## Work to complete
From the data that follows, copy every line holding the string "this".
--- start ---
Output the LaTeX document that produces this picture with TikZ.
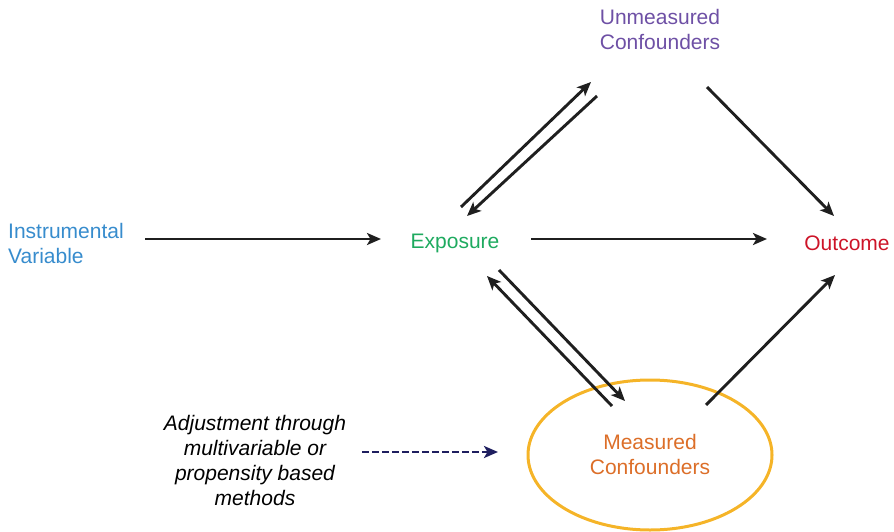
\documentclass[tikz,border=0pt]{standalone}
\usepackage{fontspec}
\setmainfont{Liberation Sans}
\usetikzlibrary{arrows.meta,shapes.geometric}
\definecolor{cunm}{RGB}{110,80,165}
\definecolor{civ}{RGB}{55,140,205}
\definecolor{cexp}{RGB}{30,170,95}
\definecolor{cout}{RGB}{205,20,40}
\definecolor{cmeas}{RGB}{220,110,40}
\definecolor{cell}{RGB}{245,180,40}
\definecolor{cdash}{RGB}{30,30,95}
\tikzset{
  lbl/.style={font=\fontsize{21}{25}\selectfont, align=center, inner sep=0pt},
  arr/.style={line width=2.9pt, draw={black!88}, -{Stealth[length=14pt,width=12pt,inset=3.5pt]}},
  darr/.style={line width=2.9pt, draw=cdash, dash pattern=on 7pt off 3pt, -{Stealth[length=14pt,width=12pt,inset=3.5pt]}}
}
\begin{document}
\begin{tikzpicture}[x=1pt,y=-1pt]
\useasboundingbox (0,0) rectangle (894,532);
\node[lbl, text=cunm] (unm) at (660,29) {Unmeasured\\Confounders};
\node[lbl, text=civ, align=left, anchor=west] (iv) at (8,243.5) {Instrumental\\Variable};
\node[lbl, text=cexp] (exp) at (455,243) {Exposure};
\node[lbl, text=cout] (out) at (847,243) {Outcome};
\node[draw=cell, line width=3pt, ellipse, minimum width=244pt, minimum height=150pt, inner sep=0pt] (ell) at (650,455) {};
\node[lbl, text=cmeas] (meas) at (650,454) {Measured\\Confounders};
\node[lbl, font=\fontsize{21}{25}\selectfont\itshape] (adj) at (255,460) {Adjustment through\\multivariable or\\propensity based\\methods};

\draw[arr] ([shift={(137,-4.5)}]iv.west) -- ([shift={(-74,-4)}]exp.center);
\draw[arr] ([shift={(76,-4)}]exp.center) -- ([shift={(-80,-4)}]out.center);
\draw[arr] ([shift={(6,-36)}]exp.center) -- ([shift={(-69,53)}]unm.center);
\draw[arr] ([shift={(-63,67)}]unm.center) -- ([shift={(12,-27)}]exp.center);
\draw[arr] ([shift={(47,58)}]unm.center) -- ([shift={(-13,-27)}]out.center);
\draw[arr] ([shift={(44,27)}]exp.center) -- ([shift={(-25,-53)}]meas.center);
\draw[arr] ([shift={(-38,-48)}]meas.center) -- ([shift={(32,33)}]exp.center);
\draw[arr] ([shift={(56,-49)}]meas.center) -- ([shift={(-12,32)}]out.center);
\draw[darr] ([shift={(107,-8)}]adj.center) -- ([shift={(243,-8)}]adj.center);
\end{tikzpicture}
\end{document}
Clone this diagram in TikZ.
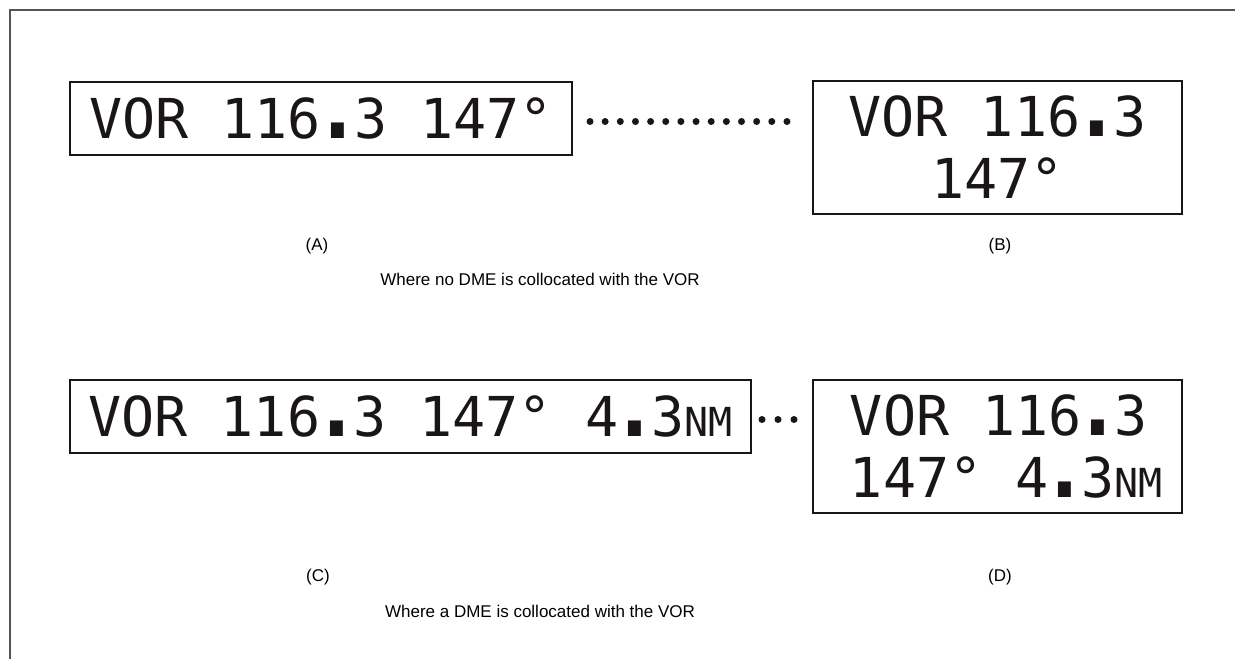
--- end ---
## Task answer
Output the LaTeX document that produces this picture with TikZ.
Clone this diagram in TikZ.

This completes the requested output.